Challenge -
Using the listing below, copy every line that mentions "chart".

***

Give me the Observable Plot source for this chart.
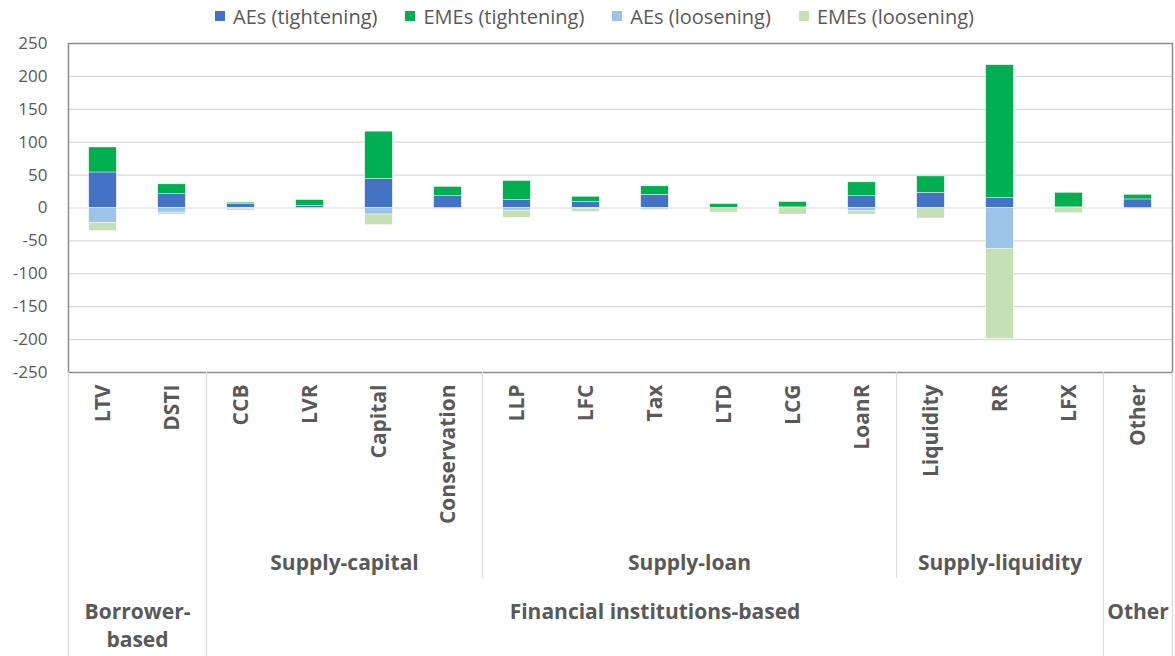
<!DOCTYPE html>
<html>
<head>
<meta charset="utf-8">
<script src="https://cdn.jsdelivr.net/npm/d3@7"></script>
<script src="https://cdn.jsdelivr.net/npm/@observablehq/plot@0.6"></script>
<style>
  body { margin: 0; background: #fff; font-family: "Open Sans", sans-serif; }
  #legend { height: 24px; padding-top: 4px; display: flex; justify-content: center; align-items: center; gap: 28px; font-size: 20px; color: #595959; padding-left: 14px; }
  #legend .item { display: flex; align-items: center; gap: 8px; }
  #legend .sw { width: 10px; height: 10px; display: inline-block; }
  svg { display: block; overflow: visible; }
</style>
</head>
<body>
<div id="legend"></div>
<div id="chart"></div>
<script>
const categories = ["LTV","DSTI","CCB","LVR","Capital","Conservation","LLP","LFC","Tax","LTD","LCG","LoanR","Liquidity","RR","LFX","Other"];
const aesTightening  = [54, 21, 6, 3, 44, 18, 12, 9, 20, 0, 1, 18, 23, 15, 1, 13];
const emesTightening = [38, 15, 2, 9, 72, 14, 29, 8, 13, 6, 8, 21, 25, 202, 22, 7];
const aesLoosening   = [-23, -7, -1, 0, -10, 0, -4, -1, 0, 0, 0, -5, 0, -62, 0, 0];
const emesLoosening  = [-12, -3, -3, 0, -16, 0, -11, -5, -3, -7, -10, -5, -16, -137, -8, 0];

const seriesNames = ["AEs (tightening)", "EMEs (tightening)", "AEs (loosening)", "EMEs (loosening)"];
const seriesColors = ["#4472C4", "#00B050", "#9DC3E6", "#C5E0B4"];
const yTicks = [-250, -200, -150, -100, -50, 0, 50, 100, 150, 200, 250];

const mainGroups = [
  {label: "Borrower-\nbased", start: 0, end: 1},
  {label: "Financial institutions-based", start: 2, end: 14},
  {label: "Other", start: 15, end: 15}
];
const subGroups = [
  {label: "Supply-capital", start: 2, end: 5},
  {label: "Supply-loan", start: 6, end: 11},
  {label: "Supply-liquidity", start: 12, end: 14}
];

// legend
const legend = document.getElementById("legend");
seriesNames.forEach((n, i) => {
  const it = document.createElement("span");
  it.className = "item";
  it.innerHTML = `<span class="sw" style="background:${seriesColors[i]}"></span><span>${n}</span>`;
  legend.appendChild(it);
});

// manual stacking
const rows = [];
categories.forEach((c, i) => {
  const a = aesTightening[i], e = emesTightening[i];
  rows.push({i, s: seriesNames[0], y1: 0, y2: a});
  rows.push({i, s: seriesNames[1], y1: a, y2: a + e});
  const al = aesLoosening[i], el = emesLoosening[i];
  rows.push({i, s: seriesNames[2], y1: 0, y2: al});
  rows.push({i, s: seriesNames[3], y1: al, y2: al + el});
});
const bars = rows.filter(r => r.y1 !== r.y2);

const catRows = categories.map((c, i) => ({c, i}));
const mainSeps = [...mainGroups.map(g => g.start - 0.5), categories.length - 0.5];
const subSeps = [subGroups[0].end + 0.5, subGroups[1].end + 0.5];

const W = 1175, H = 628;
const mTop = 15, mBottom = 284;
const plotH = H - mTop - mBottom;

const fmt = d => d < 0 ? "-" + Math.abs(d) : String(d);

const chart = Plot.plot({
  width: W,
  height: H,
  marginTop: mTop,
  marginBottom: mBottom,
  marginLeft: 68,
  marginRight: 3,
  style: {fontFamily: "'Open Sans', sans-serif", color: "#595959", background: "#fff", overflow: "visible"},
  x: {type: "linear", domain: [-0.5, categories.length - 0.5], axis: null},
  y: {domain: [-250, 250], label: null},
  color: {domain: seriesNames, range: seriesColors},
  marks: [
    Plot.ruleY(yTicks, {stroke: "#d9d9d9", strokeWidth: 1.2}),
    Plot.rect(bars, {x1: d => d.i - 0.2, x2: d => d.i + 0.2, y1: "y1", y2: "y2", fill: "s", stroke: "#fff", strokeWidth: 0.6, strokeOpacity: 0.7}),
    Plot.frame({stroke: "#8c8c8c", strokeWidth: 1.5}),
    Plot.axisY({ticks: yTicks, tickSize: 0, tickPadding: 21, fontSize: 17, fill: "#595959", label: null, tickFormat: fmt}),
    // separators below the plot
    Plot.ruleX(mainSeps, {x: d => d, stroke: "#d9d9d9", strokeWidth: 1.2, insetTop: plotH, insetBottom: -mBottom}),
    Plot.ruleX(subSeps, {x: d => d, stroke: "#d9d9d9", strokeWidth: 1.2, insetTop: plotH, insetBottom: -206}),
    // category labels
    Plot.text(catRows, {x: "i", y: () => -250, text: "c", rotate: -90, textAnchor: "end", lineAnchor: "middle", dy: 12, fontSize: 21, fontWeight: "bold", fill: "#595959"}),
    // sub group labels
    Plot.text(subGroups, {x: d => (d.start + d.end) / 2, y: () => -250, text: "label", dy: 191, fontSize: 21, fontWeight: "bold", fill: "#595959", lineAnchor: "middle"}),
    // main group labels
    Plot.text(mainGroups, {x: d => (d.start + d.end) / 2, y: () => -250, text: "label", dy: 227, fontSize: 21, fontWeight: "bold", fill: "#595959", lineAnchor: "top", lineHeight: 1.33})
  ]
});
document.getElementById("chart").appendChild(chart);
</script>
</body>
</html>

***

Correct output -
Give me the Observable Plot source for this chart.
<div id="chart"></div>
const chart = Plot.plot({
document.getElementById("chart").appendChild(chart);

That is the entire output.